By AYAKO MIE
The east side of 24th Street is usually crowded with mothers buying fresh produce from Mexican grocery stores, and old men smoking on the steps. But most weekend afternoons, a throng of hipsters waiting to get into St. Francis Fountain joins the scene.
The corner of 24th and York streets is one where history meets 2009. It’s an example of how the older population of Irish, Italian and German immigrants became Latino, and how the old melds with the Mission’s younger, hipper, newer residents.
Change. It’s something residents in the Mission District are once again considering as Valencia Street debates the good and bad of American Apparel moving in.
Lavon Kazarian knows that debate well. When he bought St. Francis Fountain in 2002, locals hated the idea of a landmark being turned over to an outsider. “They thought we were going to destroy it,” Kazarian said. “People were writing notes saying ‘Please do not go away.’” He said the front window of the diner was covered with the notes when he purchased it.
The diner has a long history. James Christakes, a Greek immigrant, founded it in 1918, the same year World War I ended. The family kept it, serving homemade ice cream, chocolate and other sweets until 2000. That year, Ramon Mondrigal bought it and ran the soda fountain for two years, but then became too busy with a printing business.
At that point, Kazarian and his business partner Peter Hood, who worked at the breakfast place Boogaloos on Valencia, saw it vacant. The two were friends from their high school days in Sacramento, and immediately looked into leasing the building.
“I am honored to have this place,” said Kazarian. “I have known this place forever, and used to come here every once and while. I thought they would never sell. I didn’t even ask them if they wanted to.”

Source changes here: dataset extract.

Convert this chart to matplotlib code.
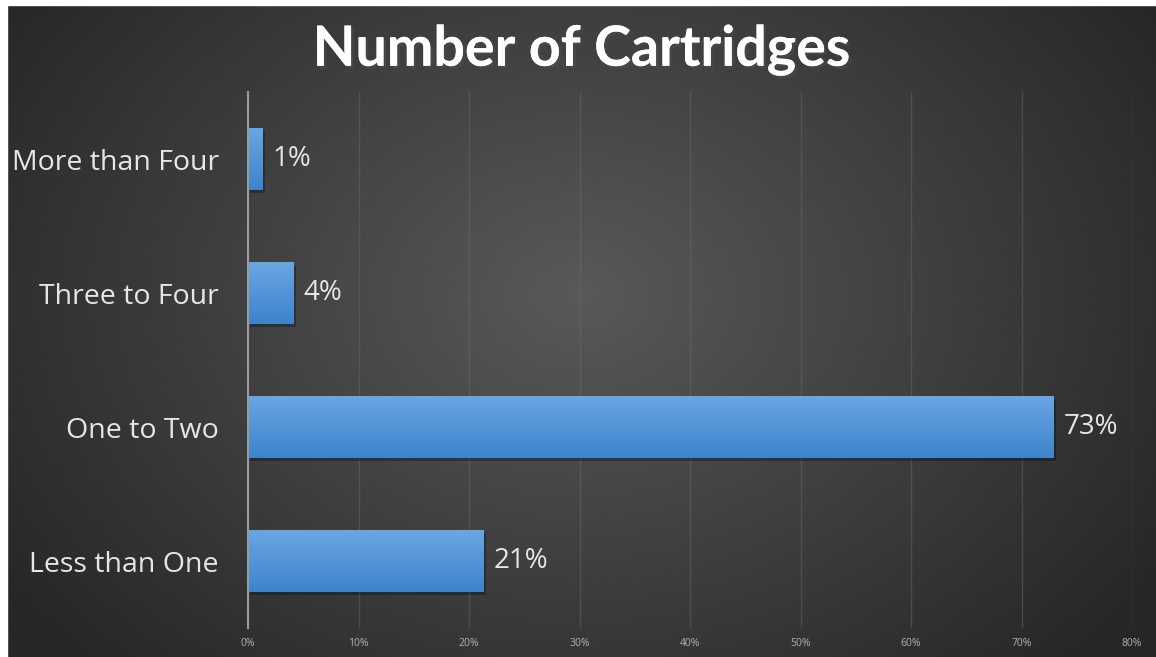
import numpy as np
import matplotlib
matplotlib.use('Agg')
from matplotlib import pyplot as plt
from matplotlib.patches import Rectangle
from matplotlib.colors import LinearSegmentedColormap
import matplotlib.patheffects as pe

# data
categories = ['Less than One', 'One to Two', 'Three to Four', 'More than Four']
shares = [21.3, 72.9, 4.1, 1.3]
ticks = [0, 10, 20, 30, 40, 50, 60, 70, 80]
tick_labels = ['{}%'.format(t) for t in ticks]

W, H = 1156, 657
fig = plt.figure(figsize=(W / 100, H / 100), dpi=100, facecolor='#282828')

# radial background
bg = fig.add_axes([0, 0, 1, 1], zorder=-10)
yy, xx = np.mgrid[0:1:300j, 0:1:500j]
r = np.sqrt(((xx - 0.5) * 1.0) ** 2 + ((yy - 0.45) * 0.75) ** 2)
shade = np.clip(0.35 - r * 0.34, 0.155, 0.35)
bg.imshow(shade, cmap='gray', vmin=0, vmax=1, extent=[-0.02, 1.02, -0.02, 1.02],
          aspect='auto', interpolation='bicubic')
bg.set_xlim(0, 1)
bg.set_ylim(0, 1)
bg.set_axis_off()
# white margins on top and left
fig.patches.append(Rectangle((0, 1 - 5 / H), 1, 5 / H, transform=fig.transFigure,
                             color='white', zorder=5))
fig.patches.append(Rectangle((0, 0), 7 / W, 1, transform=fig.transFigure,
                             color='white', zorder=5))

ax = fig.add_axes([248 / W, 1 - 628 / H, (1132 - 248) / W, (628 - 92) / H])
ax.patch.set_alpha(0)

y = np.arange(len(categories))
bars = ax.barh(y, shares, height=0.46, color='#4f93d8', zorder=3)

# shadows and gradient fill
grad = np.linspace(0, 1, 100).reshape(-1, 1)
bar_cmap = LinearSegmentedColormap.from_list('b', ['#3d84cc', '#6aa6e2'])
for b in bars:
    x0, y0, w, h = b.get_x(), b.get_y(), b.get_width(), b.get_height()
    ax.add_patch(Rectangle((x0 + 0.2, y0 - 0.025), w, h, color='black',
                           alpha=0.28, zorder=2, lw=0))
    im = ax.imshow(grad, cmap=bar_cmap, extent=[x0, x0 + w, y0, y0 + h],
                   aspect='auto', zorder=3.5, origin='lower')
    im.set_clip_path(b)

for yi, v in zip(y, shares):
    ax.text(v + 0.9, yi, '{:.0f}%'.format(v), va='center', ha='left',
            color='#e6e6e6', fontsize=20, family='Open Sans')

ax.set_xlim(0, 80)
ax.set_ylim(-0.5, 3.5)
ax.set_xticks(ticks)
ax.set_xticklabels(tick_labels, color='#b0b0b0', fontsize=7.5, family='Open Sans')
ax.set_yticks(y)
ax.set_yticklabels(categories, color='#e6e6e6', fontsize=20.5, family='Open Sans')
ax.tick_params(axis='both', length=0)
ax.tick_params(axis='x', pad=7)
ax.tick_params(axis='y', pad=21)
ax.grid(axis='x', color='#6a6a6a', alpha=0.45, lw=1, zorder=0)
for s in ['top', 'right', 'bottom']:
    ax.spines[s].set_visible(False)
ax.spines['left'].set_color('#9a9a9a')
ax.spines['left'].set_linewidth(1.5)
ax.spines['left'].set_zorder(4)

fig.text(0.503, 1 - 50 / H, 'Number of Cartridges', ha='center', va='center',
         color='white', fontsize=40, fontweight='bold', family='Lato',
         path_effects=[pe.withSimplePatchShadow(offset=(2, -2), alpha=0.5),
                       pe.Normal()])

fig.savefig('out.png', dpi=100, facecolor=fig.get_facecolor())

The 42-year-old said he knew the restaurant’s history well. He knew, for example, that the Morabito brothers who owned a lumberyard nearby often lunched at St. Francis and, as legend goes, hatched the idea there in the late 1940s to buy the franchise for the Forty-Niners.
The changes Kazarian and Hood ended up making were small. They repainted the walls white from bright pink, and built a full kitchen in an area once used for storage.
The menu went from the offerings of a soda fountain—floats, sandwiches and omelets—to a full menu for breakfast and lunch.
But much of the aesthetic of the old place remains. The candy case where the owners once sold their chocolate has been filled with old-fashioned bubble gum. Pictures of the old days hang in the front window, and the original 49ers sandwich—egg salad, bacon, lettuce, tomato and mayo—is still on the menu.
Some old-timers still miss the diner’s earlier days. “They do not make their own candy and ice cream any more,” said Bill Nizuk, a regular who runs a TV repair store down the block.
Kazarian said that when they bought the business, the ice cream maker, which produced St. Francis’ signature ice cream, was broken. Instead of fixing it they decided to buy ice cream from Mitchell’s, an ice creamery based in San Francisco for more than 50 years.
To pay respect to that past, Madrigal’s wife Regina runs a lingerie store called the Candy Kitchen Lingerie Boutique in the part of the Fountain where sugar and cream once turned into ice cream and brittle. “A lot of the neighbors said I should keep the name on the sign,” said Regina Madrigal. So she repainted it and rehung it out front.
A bigger change came with the Mission’s newer residents. “It was very much middle-aged and older white people, and now it’s sort of a young spot,” said Peter Delacorte, a writer based in San Francisco who used to lunch at the old soda fountain in 1970s. Still, Delacorte is happy it’s still there at all. “I think it’s wonderful, that you can keep something like this. It’s very unusual,” he said.
The so-called hipster clients who wait outside on weekends say they are unfamiliar with the diner’s past. “But I love the food. It’s so hard to find a good diner in the Mission,” said Luke Ramoce, a thirty-something who works and lives in the neighborhood.
Others appreciate the updated menu. “I’m a vegan, and a vegan dish is something you do not expect in American diners,” said Ben Kruer, a waiter at St. Francis Fountain.
For Jennifer Baghern, the draw is simple. “The food is classic, and I like the way they kept the place old-fashion,” she said, sipping a strawberry shake with whipped cream.
Others like the diversity of the neighborhood. “I like restaurants with character in different neighborhoods,” said Lisa Blades, a personal assistant who lives in the Mission. Blades, who eats at the diner once a month, thinks that unlike other gentrification in the Mission, the diner is in harmony with the neighborhood. “Gentrification is good in some aspects, but it takes away a lot of character. But this place still has a balance,” she said.
Kazarian said preserving the place ultimately became more important than who would own it. “A lot of people have memories in this place. So it was nice to keep it open and preserve and fix it up and make a nice place that people want to go to again,” he said.